Posting this here so others can find it if they run into this issue:
If you pull the latest dev library and want to run ClassificationInterpretation.from_learner() on another dataset, you must first change your original databunch objects valid_dl or test_dl (whichever you want, a labeled or unlabled dataset) with your new one. Else you will get an error: fix_ds
Though actually I am having issues with this. I have one dataset where the error through learn.predict() is 1.58%, but through the above method it is 91.7%. This specifically happens when there is over two different classes, mine has 15. @sgugger do you have a suspicion as to what could be going on here? When I do it on the titanic or the ADULTs dataset it works perfectly fine.

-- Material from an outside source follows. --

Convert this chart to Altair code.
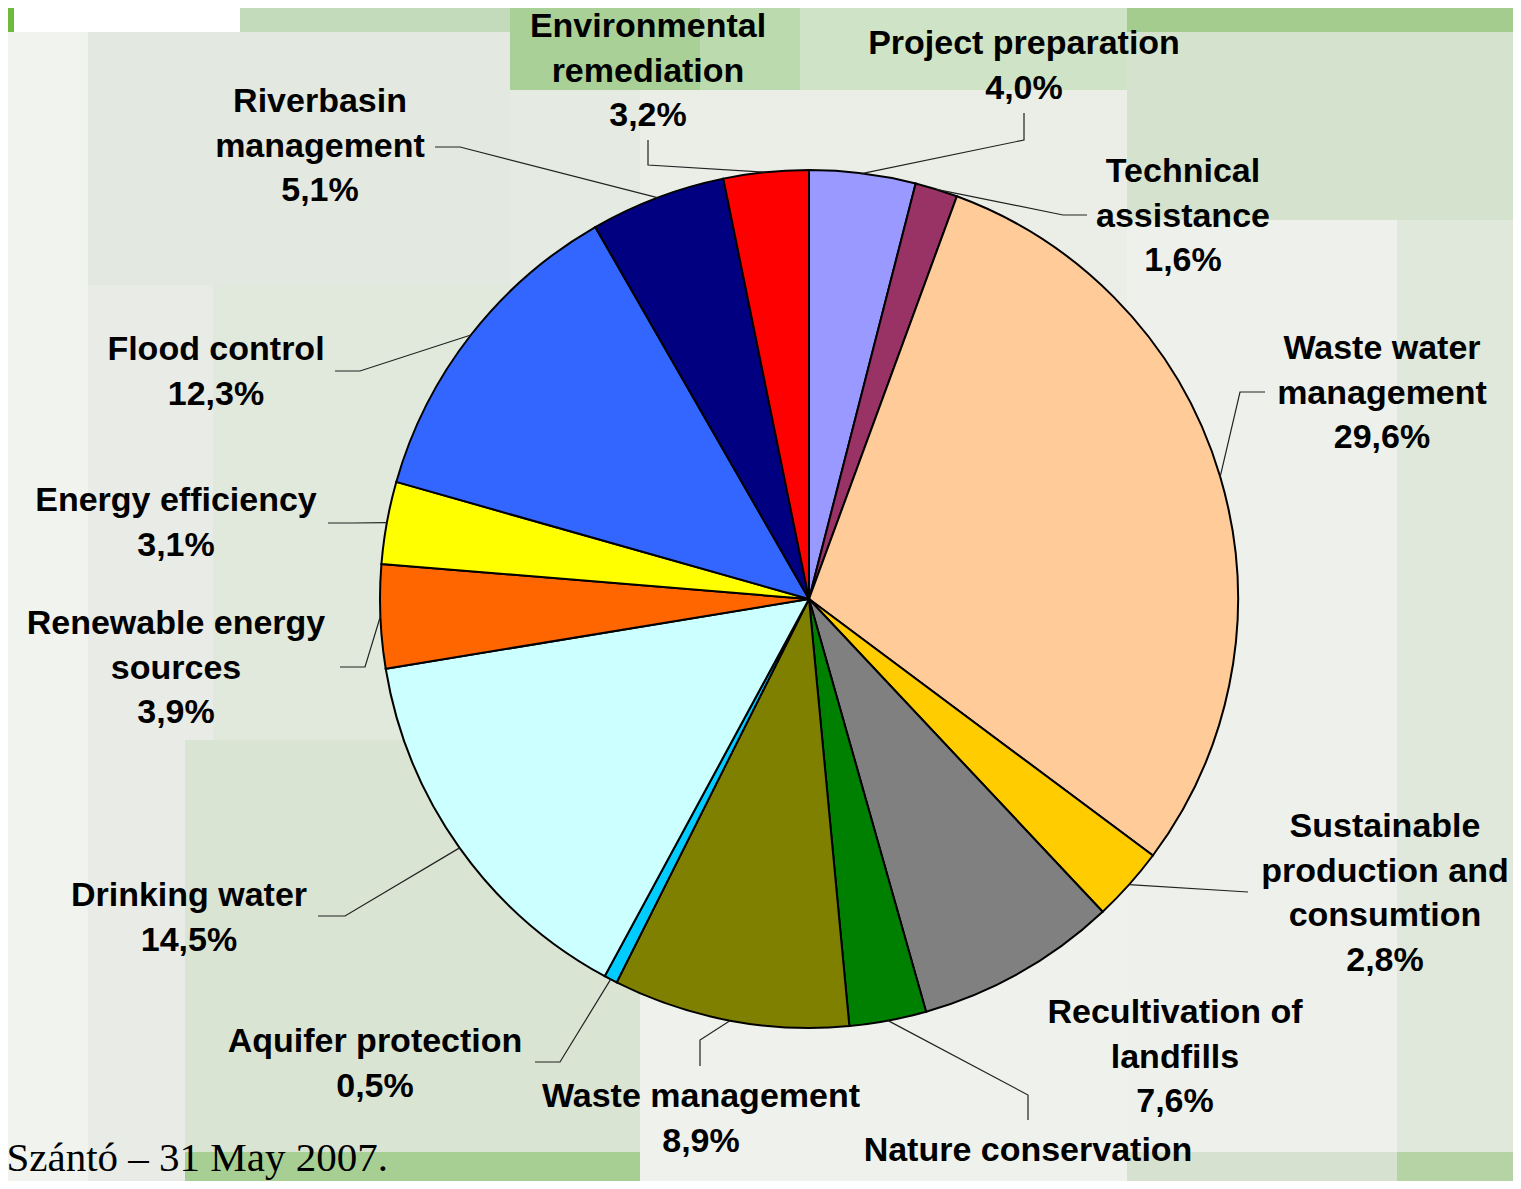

If anyone has a dataset they know the outcomes of and could verify they see the case here too when there is over 2 variables, I would appreciate it
Would this be shown in the order of .unique() in the train and test sets?
Such as:
train[var].unique() vs test[var].unique() being in different orders?
Edit: ah I see what you mean now I believe. There were only 13 different outcomes in my test set vs my training set. Is there a way to override that mapping?
Oh you’re not applying the same preprocessing. You should pass processor=data.processor in the second call to make sure they’re treated the same way (otherwise you don’t map categorical variables to the same indices, and don’t normalize continuous variables the same way).